Phantom Limbs, Terrible Neighbors & A Half-hearted Love God
Enjoy variety and freshness in stories that flow along at a quick clip. This Cabinet features a serious contemplation of the fluidity of memory and time, explores the weird inherent in the manufactured perfection of suburbia and ends on a high, humorous note as Cupid tries to get his game back.
A Review of Phantom Pain by Eileen Gunn at Lightspeed Magazine
For no reason Ed could figure out, he was lying in bed, an ordinary bed in a nice house. No jungle, no rain, no library. He smelled ether. A blonde woman was rubbing ether on his left foot. It was icy cold where it hit the skin, and the heavy, sweet smell of it cut into his head. It hurt like hell, or maybe it was his leg in the jungle that hurt like hell. That’s Katie! he thought, looking at the woman. That’s Katie, but she’s blonde. A thin little boy and a round-faced girl were watching silently. He was not in his proper body: He had only one leg. Why is Katie rubbing ether on it, he wondered. What happened to the other one?
Ed ruminates on pain, war, girls, blood, mud, libraries and jungles. This stilted, image-rich account meanders through snapshots of memory. He exists in the in-between space, where a lifetime floats by and tangles, the good and bad twining together as fleeting and jarring as the phantom pain in his amputated leg.
Nebula-award-winning writer Eileen Gunn explores Ed’s dying mind with a matter-of-fact presentation of details jockeying for his attention. She transitions seamlessly between blended vignettes of here and now and there and then. While Ed’s emotions are diffused by the filter of time and mild confusion, a sense of gravity and significance shadows your reading. It’s not reading, in fact, it’s experiencing.
Read it HERE
A Review of Alice through the Plastic Sheet by Robert Shearman at Nightmare Magazine
Because he could now hear what the music was, and it wasn’t aggressive, it posed no threat, it was charming, charming. And he felt the urge to go back inside, go and fetch Alice—yes, and Bobby too, wake him up, wake him and the dog, bring them all out for this. How much we take it for granted, thought Alan, when it plays on every television ad, when it’s pumped into every department store, when it’s allowed to define just one little month of the year, when it sells stuff—you get sick of it, or you screen it out—but now, here, in the middle of a July heat wave, how incongruous it sounds, how nostalgic.
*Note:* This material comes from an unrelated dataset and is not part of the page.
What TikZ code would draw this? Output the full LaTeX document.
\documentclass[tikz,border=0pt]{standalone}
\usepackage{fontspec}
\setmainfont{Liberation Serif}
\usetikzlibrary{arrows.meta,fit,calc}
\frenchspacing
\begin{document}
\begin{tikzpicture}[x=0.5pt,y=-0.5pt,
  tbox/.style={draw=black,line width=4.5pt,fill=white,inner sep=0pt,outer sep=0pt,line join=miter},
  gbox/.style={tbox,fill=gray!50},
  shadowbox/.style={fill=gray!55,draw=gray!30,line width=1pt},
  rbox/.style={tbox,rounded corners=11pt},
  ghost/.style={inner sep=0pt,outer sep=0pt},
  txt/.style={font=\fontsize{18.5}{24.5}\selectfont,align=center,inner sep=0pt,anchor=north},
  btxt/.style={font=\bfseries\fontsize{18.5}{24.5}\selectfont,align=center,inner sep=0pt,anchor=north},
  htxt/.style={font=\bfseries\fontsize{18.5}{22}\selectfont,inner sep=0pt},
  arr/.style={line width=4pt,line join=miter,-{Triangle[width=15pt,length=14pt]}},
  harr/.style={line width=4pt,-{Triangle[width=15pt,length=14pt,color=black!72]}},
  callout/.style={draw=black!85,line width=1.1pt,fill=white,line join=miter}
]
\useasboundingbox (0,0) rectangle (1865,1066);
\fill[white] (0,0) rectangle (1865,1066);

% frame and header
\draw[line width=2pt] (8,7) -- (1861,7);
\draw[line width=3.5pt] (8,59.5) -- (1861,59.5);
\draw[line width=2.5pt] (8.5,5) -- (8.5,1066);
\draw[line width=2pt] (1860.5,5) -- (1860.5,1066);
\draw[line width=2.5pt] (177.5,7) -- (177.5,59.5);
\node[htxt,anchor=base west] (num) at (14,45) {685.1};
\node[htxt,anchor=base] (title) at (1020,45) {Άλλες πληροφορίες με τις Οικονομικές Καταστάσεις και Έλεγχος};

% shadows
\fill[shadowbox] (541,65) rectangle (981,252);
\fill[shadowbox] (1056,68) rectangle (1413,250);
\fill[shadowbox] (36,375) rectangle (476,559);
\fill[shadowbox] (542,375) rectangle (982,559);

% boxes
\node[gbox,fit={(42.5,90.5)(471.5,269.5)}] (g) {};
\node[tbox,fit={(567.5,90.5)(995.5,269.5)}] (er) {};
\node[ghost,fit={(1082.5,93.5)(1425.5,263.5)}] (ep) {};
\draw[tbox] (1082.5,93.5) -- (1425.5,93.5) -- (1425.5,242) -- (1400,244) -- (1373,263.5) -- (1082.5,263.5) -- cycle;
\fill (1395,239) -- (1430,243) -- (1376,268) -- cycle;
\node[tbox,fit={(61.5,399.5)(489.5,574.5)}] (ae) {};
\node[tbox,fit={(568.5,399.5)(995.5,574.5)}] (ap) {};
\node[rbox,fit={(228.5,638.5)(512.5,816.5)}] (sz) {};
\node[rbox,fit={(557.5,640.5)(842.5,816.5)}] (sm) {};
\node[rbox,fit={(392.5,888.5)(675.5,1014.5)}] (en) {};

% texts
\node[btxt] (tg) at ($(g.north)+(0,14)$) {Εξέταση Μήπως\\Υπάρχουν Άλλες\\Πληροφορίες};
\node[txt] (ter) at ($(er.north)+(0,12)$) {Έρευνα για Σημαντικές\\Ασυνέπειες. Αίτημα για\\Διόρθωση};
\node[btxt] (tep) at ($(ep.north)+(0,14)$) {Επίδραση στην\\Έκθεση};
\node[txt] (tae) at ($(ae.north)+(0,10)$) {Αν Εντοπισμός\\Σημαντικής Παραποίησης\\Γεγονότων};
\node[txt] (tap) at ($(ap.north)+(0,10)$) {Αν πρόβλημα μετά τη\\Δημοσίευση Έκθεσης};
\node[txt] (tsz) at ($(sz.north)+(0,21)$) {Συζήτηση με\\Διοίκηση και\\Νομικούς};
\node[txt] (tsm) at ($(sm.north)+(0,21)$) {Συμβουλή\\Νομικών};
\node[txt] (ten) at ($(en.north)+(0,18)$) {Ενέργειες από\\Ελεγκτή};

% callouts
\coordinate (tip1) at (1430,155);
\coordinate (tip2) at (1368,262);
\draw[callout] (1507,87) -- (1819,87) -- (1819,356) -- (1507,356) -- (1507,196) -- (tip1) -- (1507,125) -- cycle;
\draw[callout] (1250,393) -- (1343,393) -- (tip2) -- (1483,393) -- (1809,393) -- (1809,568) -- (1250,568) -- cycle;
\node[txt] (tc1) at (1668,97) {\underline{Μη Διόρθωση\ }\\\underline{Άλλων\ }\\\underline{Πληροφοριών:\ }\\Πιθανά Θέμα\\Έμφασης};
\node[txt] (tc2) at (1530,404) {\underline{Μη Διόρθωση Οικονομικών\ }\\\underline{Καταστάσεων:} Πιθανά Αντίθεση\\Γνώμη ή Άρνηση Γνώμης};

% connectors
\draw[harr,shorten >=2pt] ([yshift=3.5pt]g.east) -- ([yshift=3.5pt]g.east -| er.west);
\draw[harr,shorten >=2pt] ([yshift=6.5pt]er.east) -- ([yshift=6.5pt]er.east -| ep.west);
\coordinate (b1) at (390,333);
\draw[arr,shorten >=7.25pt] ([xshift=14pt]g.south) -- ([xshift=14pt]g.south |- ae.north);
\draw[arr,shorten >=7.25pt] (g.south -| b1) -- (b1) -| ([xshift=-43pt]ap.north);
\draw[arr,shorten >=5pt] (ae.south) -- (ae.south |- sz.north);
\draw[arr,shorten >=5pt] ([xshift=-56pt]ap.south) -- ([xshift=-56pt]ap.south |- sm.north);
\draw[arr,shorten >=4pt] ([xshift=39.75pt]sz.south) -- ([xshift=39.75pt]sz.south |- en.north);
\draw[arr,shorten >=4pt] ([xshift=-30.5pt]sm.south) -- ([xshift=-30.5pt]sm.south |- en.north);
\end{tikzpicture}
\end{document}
Memories of days long ago, when he was a child, when his mother was still alive, when his father still talked to him—and he felt his eyes pricking with happy tears, he should rush inside, get his family whilst the music lasted, this was a treat. But he didn’t go back inside. He didn’t want his family there. He didn’t want them, and the thought of that surprised him, and hurt him a bit, and somehow made him lighter too. And he stood on his porch, and listened, and basked in the little breeze he could feel, basked in the sound of Hark the Herald Angels Sing as it segued seamlessly into Santa Claus is Coming to Town.
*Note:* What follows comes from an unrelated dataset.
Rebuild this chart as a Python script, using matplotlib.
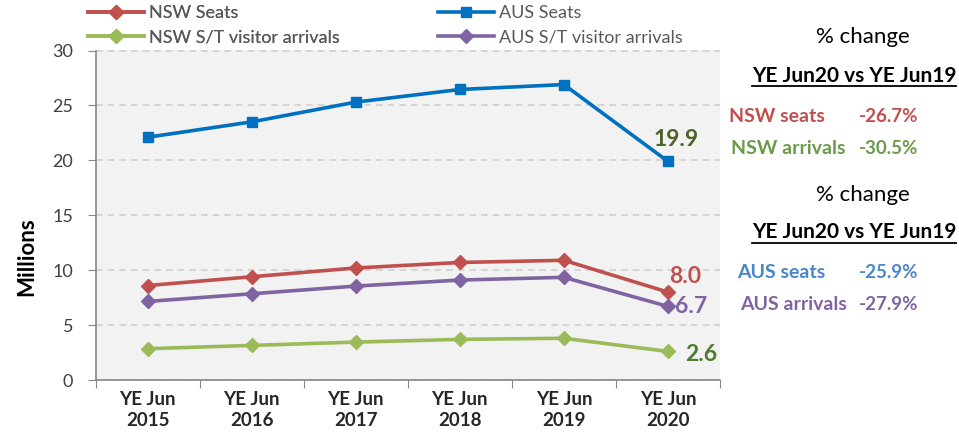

Alice and Alan are exceptional neighbors to Barbara and Eric. Distant and polite, perfect. But those new neighbors, the replacements for Barbara and Eric with their Stuff in brand-new boxes, they’re so inconsiderate. Christmas music at all hours of the night, won’t answer the door, stole that cup of sugar as a souvenir…all-around bad neighbors. All this indignity while Alan’s life spirals around him – work going poorly, son growing apart and Alice admitting to an affair.
Robert Shearman dials up neighborly antics to an extreme. The story churns along, gaining momentum and weirdness, culminating in a meeting most bizarre. Expect to grin (and maybe grimace) your way through with a hunger to know how this perfect suburban couple falls from grace.
Read it HERE
A Review of Some Cupids Kill With Arrows by Tansy Rayner Roberts at Uncanny Magazine
“So, you must be Hermes,” she accused the next man along the table, another Hollywood–gorgeous slab of everything with white teeth and sculpted muscle, though this one was spiky blond, and ran on sleeker lines than the mighty Hercules.
“Cupid,” said the blond, his forehead creasing slightly. “Why did you think I was Hermes?”
“Wings on your shoes. Cupid would have been my next guess—or Eros. I wasn’t sure if we were including Romans in the mix with the Ancient Greeks.”
“You figured us out fast,” he said, impressed.
Meg’s Masters in Comparative Mythology was an excellent investment. When speed dating with the gods, it helps to know who you’re talking to. She winds up in cahoots with Cupid to break up her friend Dee and new boyfriend Hercules before the relationship meets a deadly end. A few inconvenient truths later, Meg may be in more than cahoots…
Tansy Rayner Roberts artfully blends pithy humor and snappy sarcasm for this “love” story. It’s absurd, fantastic, clever and just plain funny. I’ll leave you with one more quote:
“I’m sorry,” said Meg. “Was I not giving you enough attention? Is my major life crisis interrupting your boner?”